Our next step is to extract features from the sound files. The following types of features are extracted:

• Time Domain (TD) features (Zero Crossing Rate, Short Time Energy): low-cost features that do not need transformation to the frequency domain. This type of feature has the computational order of complexity $\mathcal{O}(n)$.
• Frequency Domain (FD) features (Fundamental Frequency, Bandwidth, Spectral Centroid, Spectral Roll-off): require Fast Fourier Transforms (FFT) to be performed; this offers more load on the processors, but is necessary for more advanced recognition strategies. Press et al. [11] argue that the FFT can be calculated in $\mathcal{O}(nlogn)$ complexity. All Frequency Domain functions require an additional $\mathcal{O}(n)$ step after calculation of the frequency spectrum, so they each have the same order of magnitude as the calculation of FFT.
• Mel Frequency Cepstral Coefficients (MFCC): computation-heavy, but widely used for all kinds of recognition experiments with respect to sound. MFCCs can be regarded as the current de facto standard for sound, speaker, and speech recognition. MFCC use the FFT transform as one of the main steps. Other steps that are performed in the algorithm have lower complexity than the calculation of the FFT. Therefore, the complexity of this algorithm can be expressed as $\mathcal{O}(nlogn)$.

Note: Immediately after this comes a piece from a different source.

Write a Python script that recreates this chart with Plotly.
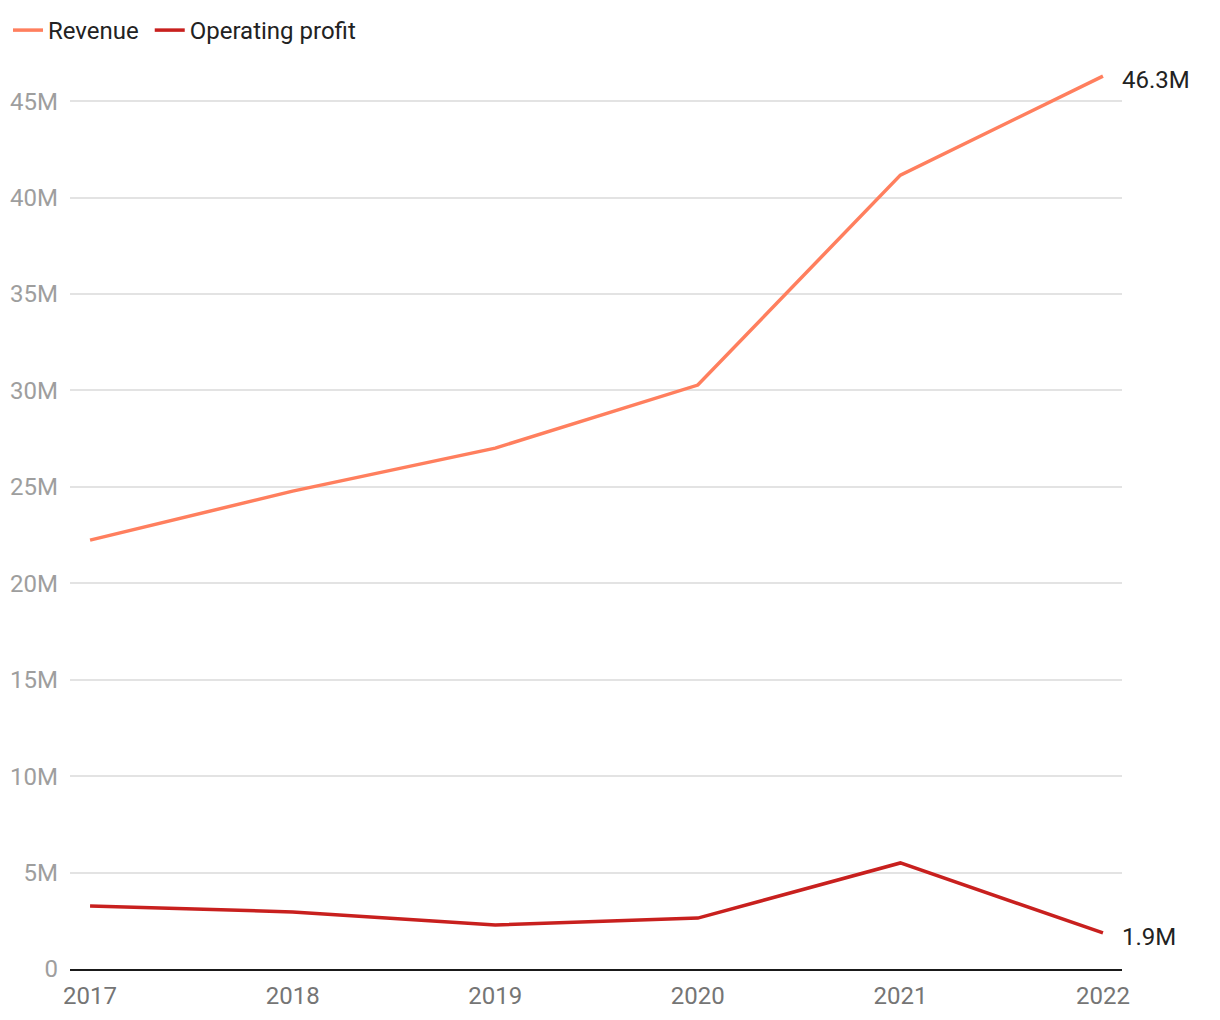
import plotly.graph_objects as go

years = [2017, 2018, 2019, 2020, 2021, 2022]
revenue = [22.24, 24.78, 27.01, 30.28, 41.17, 46.3]
profit = [3.27, 2.96, 2.28, 2.64, 5.5, 1.87]
series_names = ["Revenue&nbsp;", "Operating profit"]
colors = ["#FF7F5E", "#C8201E"]
end_labels = ["46.3M", "1.9M"]
y_ticks = [0, 5, 10, 15, 20, 25, 30, 35, 40, 45]
y_tick_text = ["0", "5M", "10M", "15M", "20M", "25M", "30M", "35M", "40M", "45M"]

fig = go.Figure()
for name, vals, c in zip(series_names, [revenue, profit], colors):
    fig.add_trace(go.Scatter(x=years, y=vals, name=name, mode="lines",
                             line=dict(color=c, width=3.5)))

for vals, lab in zip([revenue, profit], end_labels):
    fig.add_annotation(x=years[-1], y=vals[-1], text=lab, showarrow=False,
                       xanchor="left", yanchor="middle", xshift=17, yshift=-4,
                       font=dict(size=24, color="#222222", family="Roboto"))

fig.update_layout(
    width=1220, height=1020,
    margin=dict(l=62, r=106, t=45, b=59, autoexpand=False),
    paper_bgcolor="white", plot_bgcolor="white",
    font=dict(family="Roboto", size=24, color="#222222"),
    showlegend=True,
    legend=dict(orientation="h", x=0, xref="container", xanchor="left", y=1.0, yref="container",
                yanchor="top", font=dict(size=24, color="#222222"),
                itemwidth=30, tracegroupgap=0, bgcolor="rgba(0,0,0,0)"),
    xaxis=dict(range=[2016.901, 2022.094], tickvals=years, ticktext=[str(y) for y in years],
               showgrid=False, showline=True, linecolor="#1a1a1a", linewidth=2,
               tickfont=dict(size=24, color="#757575"), ticks="", zeroline=False,
               ticklabelstandoff=4, automargin=False),
    yaxis=dict(range=[0, 47.5], tickvals=y_ticks, ticktext=y_tick_text,
               showgrid=True, gridcolor="#e3e3e3", gridwidth=1.5, zeroline=False,
               tickfont=dict(size=24, color="#9e9e9e"), ticks="", ticklabelstandoff=11,
               automargin=False),
)

fig.write_html("out.html")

More details about the algorithms can be found in [1] and Appendix B.

All features are extracted using 32 ms frames, which is in the range commonly used for feature extraction. Frames of this size can be regarded to be statistically stationary. For shorter frames, the number of samples would be too small to get a reliable spectral estimate.

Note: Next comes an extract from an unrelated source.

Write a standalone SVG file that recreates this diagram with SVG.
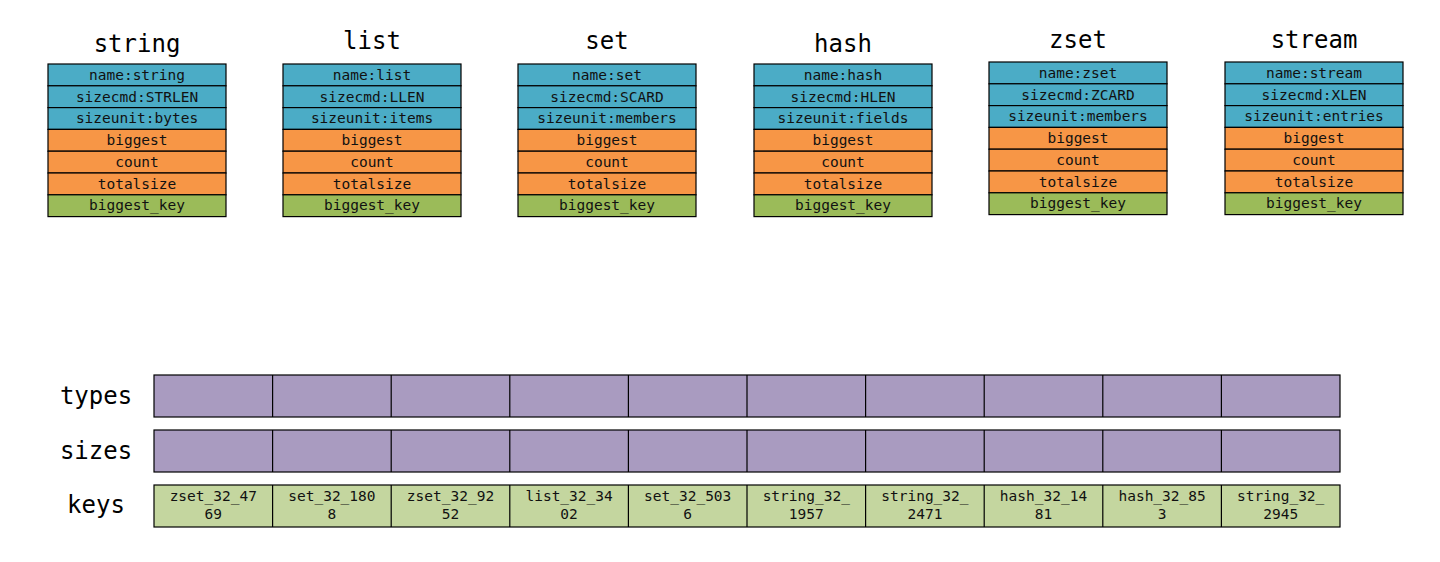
<svg xmlns="http://www.w3.org/2000/svg" width="1440" height="562" viewBox="0 0 1440 562">
<style>
.bg{fill:#ffffff}
.c{stroke:#000;stroke-width:1.2}
.b{fill:#4BACC6}
.o{fill:#F79646}
.g{fill:#9BBB59}
.p{fill:#A99BC0}
.lg{fill:#C4D69F}
.t{font-family:"DejaVu Sans Mono","Liberation Mono",monospace;font-size:14.5px;fill:#111;text-anchor:middle}
.h{font-family:"DejaVu Sans Mono","Liberation Mono",monospace;font-size:24px;fill:#000;text-anchor:middle}
</style>
<rect class="bg" x="0" y="0" width="1440" height="562"/>
<defs>
<g id="tbl">
<rect class="c b" x="0" y="0" width="178" height="21.8"/>
<rect class="c b" x="0" y="21.8" width="178" height="21.8"/>
<rect class="c b" x="0" y="43.6" width="178" height="21.8"/>
<rect class="c o" x="0" y="65.4" width="178" height="21.8"/>
<rect class="c o" x="0" y="87.2" width="178" height="21.8"/>
<rect class="c o" x="0" y="109" width="178" height="21.8"/>
<rect class="c g" x="0" y="130.8" width="178" height="21.8"/>
</g>
<g id="row">
<rect class="c" x="0" y="0" width="1186" height="42"/>
<path class="c" fill="none" d="M118.6 0V42M237.2 0V42M355.8 0V42M474.4 0V42M593 0V42M711.6 0V42M830.2 0V42M948.8 0V42M1067.4 0V42"/>
</g>
</defs>
<g id="node-string">
<text class="h" x="137" y="52">string</text>
<use href="#tbl" x="48" y="64"/>
<text class="t" x="137" y="80">name:string</text>
<text class="t" x="137" y="102">sizecmd:STRLEN</text>
<text class="t" x="137" y="123">sizeunit:bytes</text>
<text class="t" x="137" y="145">biggest</text>
<text class="t" x="137" y="167">count</text>
<text class="t" x="137" y="189">totalsize</text>
<text class="t" x="137" y="210">biggest_key</text>
</g>
<g id="node-list">
<text class="h" x="372" y="49">list</text>
<use href="#tbl" x="283" y="64"/>
<text class="t" x="372" y="80">name:list</text>
<text class="t" x="372" y="102">sizecmd:LLEN</text>
<text class="t" x="372" y="123">sizeunit:items</text>
<text class="t" x="372" y="145">biggest</text>
<text class="t" x="372" y="167">count</text>
<text class="t" x="372" y="189">totalsize</text>
<text class="t" x="372" y="210">biggest_key</text>
</g>
<g id="node-set">
<text class="h" x="607" y="49">set</text>
<use href="#tbl" x="518" y="64"/>
<text class="t" x="607" y="80">name:set</text>
<text class="t" x="607" y="102">sizecmd:SCARD</text>
<text class="t" x="607" y="123">sizeunit:members</text>
<text class="t" x="607" y="145">biggest</text>
<text class="t" x="607" y="167">count</text>
<text class="t" x="607" y="189">totalsize</text>
<text class="t" x="607" y="210">biggest_key</text>
</g>
<g id="node-hash">
<text class="h" x="843" y="52">hash</text>
<use href="#tbl" x="754" y="64"/>
<text class="t" x="843" y="80">name:hash</text>
<text class="t" x="843" y="102">sizecmd:HLEN</text>
<text class="t" x="843" y="123">sizeunit:fields</text>
<text class="t" x="843" y="145">biggest</text>
<text class="t" x="843" y="167">count</text>
<text class="t" x="843" y="189">totalsize</text>
<text class="t" x="843" y="210">biggest_key</text>
</g>
<g id="node-zset">
<text class="h" x="1078" y="48">zset</text>
<use href="#tbl" x="989" y="62"/>
<text class="t" x="1078" y="78">name:zset</text>
<text class="t" x="1078" y="100">sizecmd:ZCARD</text>
<text class="t" x="1078" y="121">sizeunit:members</text>
<text class="t" x="1078" y="143">biggest</text>
<text class="t" x="1078" y="165">count</text>
<text class="t" x="1078" y="187">totalsize</text>
<text class="t" x="1078" y="208">biggest_key</text>
</g>
<g id="node-stream">
<text class="h" x="1314" y="48">stream</text>
<use href="#tbl" x="1225" y="62"/>
<text class="t" x="1314" y="78">name:stream</text>
<text class="t" x="1314" y="100">sizecmd:XLEN</text>
<text class="t" x="1314" y="121">sizeunit:entries</text>
<text class="t" x="1314" y="143">biggest</text>
<text class="t" x="1314" y="165">count</text>
<text class="t" x="1314" y="187">totalsize</text>
<text class="t" x="1314" y="208">biggest_key</text>
</g>
<g id="node-types">
<text class="h" x="96" y="404">types</text>
<use href="#row" x="154" y="375" class="p"/>
</g>
<g id="node-sizes">
<text class="h" x="96" y="459">sizes</text>
<use href="#row" x="154" y="430" class="p"/>
</g>
<g id="node-keys">
<text class="h" x="96" y="513">keys</text>
<use href="#row" x="154" y="485" class="lg"/>
<text class="t" x="213.3" y="501">zset_32_47</text><text class="t" x="213.3" y="519">69</text>
<text class="t" x="331.9" y="501">set_32_180</text><text class="t" x="331.9" y="519">8</text>
<text class="t" x="450.5" y="501">zset_32_92</text><text class="t" x="450.5" y="519">52</text>
<text class="t" x="569.1" y="501">list_32_34</text><text class="t" x="569.1" y="519">02</text>
<text class="t" x="687.7" y="501">set_32_503</text><text class="t" x="687.7" y="519">6</text>
<text class="t" x="806.3" y="501">string_32_</text><text class="t" x="806.3" y="519">1957</text>
<text class="t" x="924.9" y="501">string_32_</text><text class="t" x="924.9" y="519">2471</text>
<text class="t" x="1043.5" y="501">hash_32_14</text><text class="t" x="1043.5" y="519">81</text>
<text class="t" x="1162.1" y="501">hash_32_85</text><text class="t" x="1162.1" y="519">3</text>
<text class="t" x="1280.7" y="501">string_32_</text><text class="t" x="1280.7" y="519">2945</text>
</g>
<g id="connectors"></g>
</svg>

In order to train a system that is as independent of individual sources as possible, we train and test in a one versus all strategy. For each source file, we train a classifier using all remaining sources. The classifier is then tested using the selected source.

3.3. Window Voting

The short 32 ms frames we use for feature extraction work well for a number of features. If we only consider frames that are that short, we have a risk of losing information, as we do not look at adjacent frames. That is why we use windows of 0.25, 0.5, 1, and 2 s. Based on the classification results of Figure 1, we count how many frames within a window are classified as a certain class. The class with the highest count wins. We call this process Window Voting.

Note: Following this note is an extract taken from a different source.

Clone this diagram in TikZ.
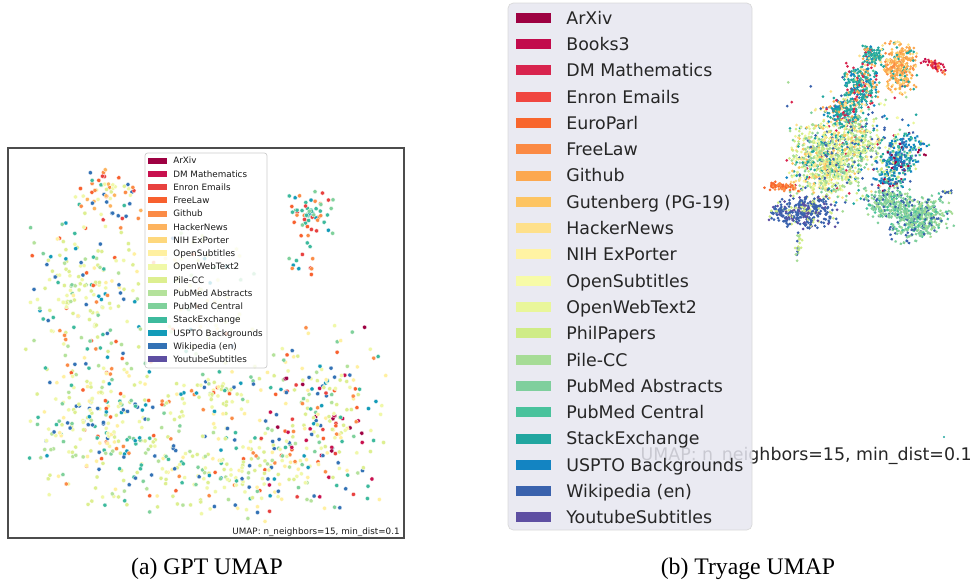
\documentclass[tikz,border=0pt]{standalone}
\usepackage{fontspec}
\setmainfont{Liberation Serif}
\newfontfamily\plotfont{DejaVu Sans}
\usetikzlibrary{calc,positioning}

% GPT palette (16 sources)
\definecolor{gArx}{HTML}{9E0142}
\definecolor{gDMM}{HTML}{C8104E}
\definecolor{gEnr}{HTML}{E8413F}
\definecolor{gFL}{HTML}{F8602E}
\definecolor{gGit}{HTML}{FB8B46}
\definecolor{gHN}{HTML}{FDB35E}
\definecolor{gNIH}{HTML}{FED87D}
\definecolor{gOS}{HTML}{FFF0A0}
\definecolor{gOWT}{HTML}{F0F8A8}
\definecolor{gPCC}{HTML}{DDEF90}
\definecolor{gPMA}{HTML}{B4E29B}
\definecolor{gPMC}{HTML}{7FD19B}
\definecolor{gSE}{HTML}{3DBA9D}
\definecolor{gUSP}{HTML}{139BB8}
\definecolor{gWiki}{HTML}{3372B5}
\definecolor{gYT}{HTML}{5E4FA2}
% Tryage palette (20 sources)
\definecolor{tArx}{HTML}{9E0142}
\definecolor{tBk}{HTML}{C20A4C}
\definecolor{tDMM}{HTML}{D8244E}
\definecolor{tEnr}{HTML}{F04640}
\definecolor{tEP}{HTML}{F8662D}
\definecolor{tFL}{HTML}{FB8A44}
\definecolor{tGit}{HTML}{FCA84F}
\definecolor{tGut}{HTML}{FDC462}
\definecolor{tHN}{HTML}{FEE08B}
\definecolor{tNIH}{HTML}{FFF3A3}
\definecolor{tOS}{HTML}{F7FBA8}
\definecolor{tOWT}{HTML}{E9F69A}
\definecolor{tPP}{HTML}{CFEC86}
\definecolor{tPCC}{HTML}{A6DC96}
\definecolor{tPMA}{HTML}{7FCF9D}
\definecolor{tPMC}{HTML}{49C29C}
\definecolor{tSE}{HTML}{21A6A0}
\definecolor{tUSP}{HTML}{1384C2}
\definecolor{tWiki}{HTML}{3A62AD}
\definecolor{tYT}{HTML}{5E4FA2}
\definecolor{tbg}{HTML}{E6E6F0}

\pgfmathdeclarerandomlist{gmain}{{gOWT}{gOWT}{gOWT}{gOWT}{gPCC}{gPCC}{gPCC}{gPCC}{gOS}{gOS}{gPMA}{gPMA}{gWiki}{gWiki}{gSE}{gPMC}{gGit}{gFL}{gUSP}}
\pgfmathdeclarerandomlist{gtop}{{gGit}{gFL}{gFL}{gHN}{gWiki}{gWiki}{gOWT}{gPCC}{gOWT}{gEnr}{gSE}}
\pgfmathdeclarerandomlist{gright}{{gOWT}{gOWT}{gPCC}{gPCC}{gPCC}{gOS}{gOS}{gWiki}{gWiki}{gSE}{gPMC}{gArx}{gDMM}{gEnr}{gFL}{gGit}{gUSP}{gPMA}}
\pgfmathdeclarerandomlist{gcorner}{{gSE}{gSE}{gSE}{gPMC}{gFL}{gGit}{gGit}{gEnr}{gUSP}}
\pgfmathdeclarerandomlist{tarm}{{tSE}{tSE}{tSE}{tSE}{tUSP}{tPMC}{tDMM}{tGit}{tHN}}
\pgfmathdeclarerandomlist{torange}{{tGit}{tGit}{tGit}{tHN}{tGut}{tFL}{tSE}}
\pgfmathdeclarerandomlist{tred}{{tDMM}{tEnr}{tBk}{tFL}}
\pgfmathdeclarerandomlist{tmain}{{tPP}{tPP}{tPCC}{tPCC}{tOWT}{tOWT}{tOS}{tHN}{tGut}{tPMA}{tWiki}{tSE}}
\pgfmathdeclarerandomlist{tmix}{{tPP}{tPCC}{tOWT}{tOS}{tWiki}{tWiki}{tUSP}{tSE}{tPMA}{tDMM}{tHN}}
\pgfmathdeclarerandomlist{tpat}{{tUSP}{tUSP}{tUSP}{tUSP}{tSE}{tSE}{tWiki}{tArx}{tPMC}{tPP}}
\pgfmathdeclarerandomlist{tmed}{{tPMA}{tPMA}{tPMC}{tPCC}{tPMA}{tPCC}{tWiki}}
\pgfmathdeclarerandomlist{teu}{{tEP}{tFL}{tEP}}
\pgfmathdeclarerandomlist{twiki}{{tWiki}{tWiki}{tWiki}{tYT}{tPP}}
\pgfmathdeclarerandomlist{ttail}{{tPP}{tPCC}{tWiki}}

% cx, cy, rx, ry, angle, count, colour list, dot style
\newcommand\dotblob[8]{%
  \begin{scope}[shift={(#1,#2)},rotate=#5]
    \foreach \k in {1,...,#6}{%
      \pgfmathsetmacro\px{#3*(rand+rand)/2}%
      \pgfmathsetmacro\py{#4*(rand+rand)/2}%
      \pgfmathrandomitem\dotcol{#7}%
      \path[#8,fill=\dotcol] (\px,\py) circle;
    }%
  \end{scope}}

\begin{document}
\begin{tikzpicture}[x=0.02cm,y=-0.02cm,
    every node/.append style={inner sep=0pt},
    gdot/.style={radius=2.1,draw=white,line width=0.15pt},
    tdot/.style={radius=1.5},
    gtext/.style={font=\plotfont\fontsize{5}{6}\selectfont,text=black!90,anchor=base west},
    ttext/.style={font=\plotfont\fontsize{9.9}{12}\selectfont,text=black!85,anchor=base west},
    captext/.style={font=\fontsize{13.5}{15}\selectfont,anchor=base}
  ]
  \useasboundingbox (0,0) rectangle (974,579);
  \pgfmathsetseed{1207}

  % (a) GPT UMAP
  \coordinate (gnw) at (8,148);
  \coordinate (gse) at (404,538);
  \begin{scope}
    \clip (gnw) rectangle (gse);
    \dotblob{110}{195}{38}{32}{0}{60}{gtop}{gdot}
    \dotblob{85}{290}{64}{85}{0}{170}{gmain}{gdot}
    \dotblob{110}{430}{85}{95}{0}{280}{gmain}{gdot}
    \dotblob{235}{470}{90}{52}{0}{160}{gmain}{gdot}
    \dotblob{320}{420}{72}{98}{0}{230}{gright}{gdot}
    \dotblob{200}{290}{70}{80}{0}{60}{gmain}{gdot}
    \dotblob{220}{392}{55}{28}{0}{60}{gmain}{gdot}
    \dotblob{310}{213}{25}{25}{0}{60}{gcorner}{gdot}
    \dotblob{300}{265}{15}{30}{0}{12}{gcorner}{gdot}
  \end{scope}
  \draw[black!70,line width=0.6pt] (gnw) rectangle (gse);
  \node[gtext,anchor=base east] (gumap) at (400,534) {UMAP: n\_neighbors=15, min\_dist=0.1};

  \draw[black!20,fill=white,fill opacity=0.8,rounded corners=1.5pt] (145,153) rectangle (267,368);
  \coordinate (gleg) at (148,160.7);
  \foreach \lbl/\col [count=\i] in {ArXiv/gArx,DM Mathematics/gDMM,Enron Emails/gEnr,FreeLaw/gFL,
      Github/gGit,HackerNews/gHN,NIH ExPorter/gNIH,OpenSubtitles/gOS,OpenWebText2/gOWT,Pile-CC/gPCC,
      PubMed Abstracts/gPMA,PubMed Central/gPMC,StackExchange/gSE,USPTO Backgrounds/gUSP,
      Wikipedia (en)/gWiki,YoutubeSubtitles/gYT}{
    \fill[\col] ($(gleg)+(0,{13.24*(\i-1)-3})$) rectangle +(19,6);
    \node[gtext] (ga\i) at ($(gleg)+(25,{13.24*(\i-1)+3.2})$) {\lbl};
  }

  % (b) Tryage UMAP
  \dotblob{855}{150}{70}{75}{0}{300}{tmix}{tdot}
  \dotblob{872}{55}{15}{10}{0}{100}{tarm}{tdot}
  \dotblob{862}{85}{20}{24}{0}{260}{tarm}{tdot}
  \dotblob{843}{112}{22}{18}{0}{200}{tarm}{tdot}
  \dotblob{900}{67}{18}{28}{0}{300}{torange}{tdot}
  \dotblob{935}{66}{20}{6}{-24}{45}{tred}{tdot}
  \dotblob{826}{160}{40}{42}{0}{800}{tmain}{tdot}
  \dotblob{860}{140}{22}{28}{0}{180}{tmain}{tdot}
  \dotblob{898}{162}{34}{20}{55}{320}{tpat}{tdot}
  \dotblob{890}{203}{28}{17}{0}{250}{tmed}{tdot}
  \dotblob{920}{218}{36}{22}{20}{420}{tmed}{tdot}
  \dotblob{782}{187}{20}{5}{-5}{55}{teu}{tdot}
  \dotblob{808}{212}{32}{18}{0}{280}{twiki}{tdot}
  \dotblob{778}{213}{12}{9}{0}{40}{twiki}{tdot}
  \dotblob{798}{245}{5}{18}{0}{22}{ttail}{tdot}
  \dotblob{947}{192}{8}{2}{0}{10}{twiki}{tdot}
  \fill[tSE] (944,437) circle[radius=1.2];
  \node[ttext,anchor=base east] (tumap) at (972,460) {UMAP: n\_neighbors=15, min\_dist=0.1};

  \draw[black!15,fill=tbg,fill opacity=0.85,rounded corners=3pt] (508,3) rectangle (752,530);
  \coordinate (tleg) at (516,17.7);
  \foreach \lbl/\col [count=\i] in {ArXiv/tArx,Books3/tBk,DM Mathematics/tDMM,Enron Emails/tEnr,
      EuroParl/tEP,FreeLaw/tFL,Github/tGit,Gutenberg (PG-19)/tGut,HackerNews/tHN,NIH ExPorter/tNIH,
      OpenSubtitles/tOS,OpenWebText2/tOWT,PhilPapers/tPP,Pile-CC/tPCC,PubMed Abstracts/tPMA,
      PubMed Central/tPMC,StackExchange/tSE,USPTO Backgrounds/tUSP,Wikipedia (en)/tWiki,
      YoutubeSubtitles/tYT}{
    \fill[\col] ($(tleg)+(0,{26.3*(\i-1)-5})$) rectangle +(35,10);
    \node[ttext] (ta\i) at ($(tleg)+(50,{26.3*(\i-1)+6.4})$) {\lbl};
  }

  % captions
  \node[captext] (capa) at (207,574) {(a) GPT UMAP};
  \node[captext] (capb) at (748,574) {(b) Tryage UMAP};
\end{tikzpicture}
\end{document}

This approach could result in a recognition rate that is higher or lower than the actual frame-by-frame recognition of the classifier. That is why we calculate the confidence for each window, which is defined as the fraction of the class count divided by the total number of frames in a window.

3.4. Classification Algorithms

There are multiple algorithms for the classification of feature vectors. In this paper, we describe two approaches: Support Vector Machines (SVM, Section 3.4.1) and a combination of k-means and Hidden Markov Models (KHMM, Section 3.4.2). Both approaches demand a higher processing power than can be offered by most wireless sensor nodes during the training phase. However, as these approaches are highly different, using both algorithms will give insight into the suitability of each feature combination for the purpose of classifying environment sounds. If both methods lead to the same conclusion, we can be more certain that this conclusion holds under all conditions. Our next step will then be to find a proper classification algorithm that can be deployed on resource-constrained devices.

3.4.1. Support Vector Machines

The use of Support Vector Machines (SVM) is well-established for classification problems. Although SVMs are binary classifiers, there are methods of extending this classifier to multiple classes. For our experiments, we use LIBSVM [12], which has a one-versus-one approach for the classification of multiple classes.

The computational complexity of the training and classification process of a SVM depends on the dimensionality of the vectors d and the number of vectors used for training n. According to Chapelle [13], the training complexity can be expressed as $\mathcal{O}(max(n,d)·min{(n,d)}^2)$ for non-linear kernels. As the number of vectors we use for training is 1000 or higher, this means that the training of the nodes can best be performed off-line on a desktop computer. At test time, the complexity is linear on the number of support vectors.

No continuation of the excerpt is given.